**** Recorded information ****
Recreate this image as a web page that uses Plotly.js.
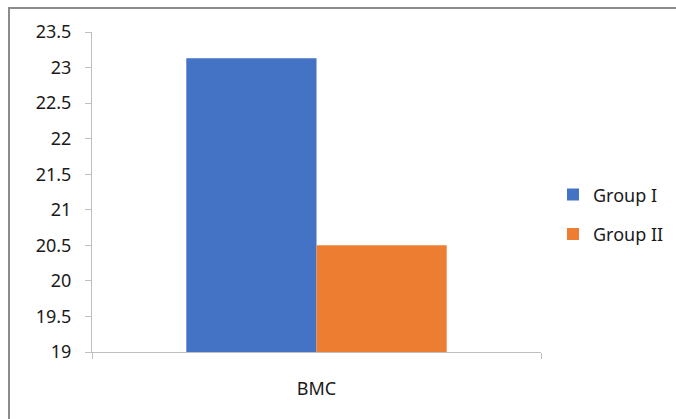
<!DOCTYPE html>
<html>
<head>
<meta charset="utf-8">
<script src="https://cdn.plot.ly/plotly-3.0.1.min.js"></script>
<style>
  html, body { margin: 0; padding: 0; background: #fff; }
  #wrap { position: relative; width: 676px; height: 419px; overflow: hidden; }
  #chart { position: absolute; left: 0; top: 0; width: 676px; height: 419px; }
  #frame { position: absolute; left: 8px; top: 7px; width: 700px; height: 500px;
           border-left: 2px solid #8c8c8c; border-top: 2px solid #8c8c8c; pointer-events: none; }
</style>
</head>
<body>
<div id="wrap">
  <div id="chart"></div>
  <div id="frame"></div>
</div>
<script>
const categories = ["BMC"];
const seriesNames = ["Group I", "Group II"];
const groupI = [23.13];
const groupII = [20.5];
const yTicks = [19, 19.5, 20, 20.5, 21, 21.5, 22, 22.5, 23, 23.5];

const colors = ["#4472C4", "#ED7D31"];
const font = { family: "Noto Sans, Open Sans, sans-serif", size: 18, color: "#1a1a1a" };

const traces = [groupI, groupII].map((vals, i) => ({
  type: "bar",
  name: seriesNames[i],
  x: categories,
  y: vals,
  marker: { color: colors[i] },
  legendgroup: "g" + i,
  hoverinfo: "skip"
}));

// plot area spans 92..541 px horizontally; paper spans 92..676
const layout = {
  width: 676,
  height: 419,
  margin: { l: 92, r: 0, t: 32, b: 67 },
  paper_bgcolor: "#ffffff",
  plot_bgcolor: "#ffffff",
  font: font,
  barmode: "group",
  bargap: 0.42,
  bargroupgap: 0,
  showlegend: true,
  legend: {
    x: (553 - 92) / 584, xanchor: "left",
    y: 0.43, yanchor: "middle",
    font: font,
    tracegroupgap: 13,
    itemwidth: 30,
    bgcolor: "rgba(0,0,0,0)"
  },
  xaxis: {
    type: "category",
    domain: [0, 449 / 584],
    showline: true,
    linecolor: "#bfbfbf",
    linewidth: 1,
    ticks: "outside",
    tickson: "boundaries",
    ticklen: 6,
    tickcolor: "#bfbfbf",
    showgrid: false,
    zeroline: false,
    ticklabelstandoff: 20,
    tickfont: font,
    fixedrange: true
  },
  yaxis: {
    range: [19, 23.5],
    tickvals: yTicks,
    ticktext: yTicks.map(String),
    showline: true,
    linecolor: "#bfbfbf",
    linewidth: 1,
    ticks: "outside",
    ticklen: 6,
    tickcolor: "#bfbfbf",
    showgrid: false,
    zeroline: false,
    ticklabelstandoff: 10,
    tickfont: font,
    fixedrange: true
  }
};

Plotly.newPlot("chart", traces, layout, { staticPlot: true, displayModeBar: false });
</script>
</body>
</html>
****
#### Problem description:
Starting at the top of the listing above, reproduce each line up to and including the one with "22.5, 23, 23.5];"; omit the pictures.

#### Result below:
Recreate this image as a web page that uses Plotly.js.
<!DOCTYPE html>
<html>
<head>
<meta charset="utf-8">
<script src="https://cdn.plot.ly/plotly-3.0.1.min.js"></script>
<style>
  html, body { margin: 0; padding: 0; background: #fff; }
  #wrap { position: relative; width: 676px; height: 419px; overflow: hidden; }
  #chart { position: absolute; left: 0; top: 0; width: 676px; height: 419px; }
  #frame { position: absolute; left: 8px; top: 7px; width: 700px; height: 500px;
           border-left: 2px solid #8c8c8c; border-top: 2px solid #8c8c8c; pointer-events: none; }
</style>
</head>
<body>
<div id="wrap">
  <div id="chart"></div>
  <div id="frame"></div>
</div>
<script>
const categories = ["BMC"];
const seriesNames = ["Group I", "Group II"];
const groupI = [23.13];
const groupII = [20.5];
const yTicks = [19, 19.5, 20, 20.5, 21, 21.5, 22, 22.5, 23, 23.5];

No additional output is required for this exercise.